Cousin Henry (1879),
Doctor Wortle's School (1881),
The Fixed Period (1882),
Kept in the Dark (1882),
An Old Man's Love (1884).
It so happened that An Eye for An Eye was written before the publication of The Way We Live Now, although not published until some while after. It is, however, clearly the product (if an unconscious one) of the same impulse as gave birth to the other books, and its theme—the struggle in the mind of a young Englishman between pride of family and desire to fulfil a marriage promise to a girl who has become his mistress—is a theme of the type peculiar to these six brief stories and distinctly foreign to Trollope's more bulky and eventful work.
A further group of five stories may roughly be termed Trollope's “oversea” novels. The first three—Nina Balatka (1867), Linda Tressel (1868), and The Golden Lion of Granpere (1872)—were written more or less intentionally to form a distinct trio. They are semi-romantic tales, staged respectively in old Prague, in old Nürnberg, and among the Vosges mountains; pleasant enough, but quite definitely of minor importance. The first two were published anonymously but achieved little success, and were later reissued over the author's name. Harry Heathcote of Gangoil (1874) and John Caldigate (1879) are novels of Australia, based on the knowledge of that continent which the author gained when visiting one of his sons who had established himself there. I understand that as pictures of Australian life they are vivid and reliable. Be that as it may, the untutored reader, seeking only for Trollope, will find him abundantly in Harry Heathcote, which is an eventful, almost an adventurous story, and to a very satisfying degree in the longer book that appeared five years later.
Of Trollope's various volumes of short stories nothing need here be said. Of Sir Harry Hotspur of Humblethwaite (1871) there is little that can be said. Of The Struggles of Brown, Jones, and Robinson (1870) there is much that had better be left unsaid. One important full-length novel remains, good in itself and at the same time remarkable as the only one of the author's tales in which he arms himself formally as a social crusader.

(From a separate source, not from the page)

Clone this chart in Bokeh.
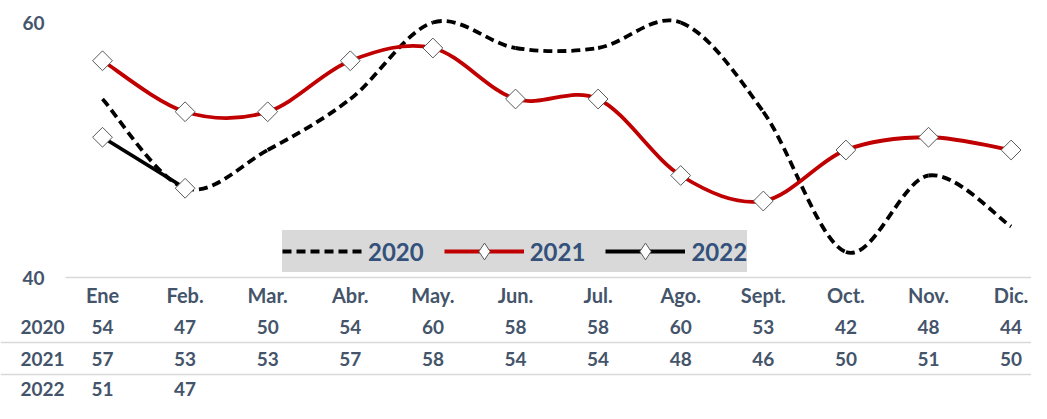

The Vicar of Bullhampton (1870) is a novel written in defence of the “fallen woman.” It is quaint to read Trollope's solemn and tactful preface, in which he almost apologizes to his public for venturing on such indelicate ground. Fortunately the book is so feeble as propaganda that, but for the preface, one would be unaware that it was written with any special purpose. It can be enjoyed as a good story of village life, with a delightful parson as central figure and the necessary complement of charming Trollope ladies, gruff farmers, lonely landowners, and aggressive Nonconformity.
This novel, like all Trollope's really good work, impresses the reader first and foremost with its Englishry. Perhaps it would not be too much to say that the very greatness of the author himself springs from this same quality. He is intensely English, with the quiet humour, the shy sympathy masquerading as indifference, the delicate sense of kindliness and toleration, the occasional heaviness, the occasional irritability, that mark a man or a book as English. But if to these qualities he owes his place in our proud heritage of literature, to them also he owes the tarrying of due recognition, for they and the natures that possess them are of all qualities and of all natures the most difficult to impress upon the sceptical outsider, seeing that their very beauty and preciousness and power lie in their elusiveness.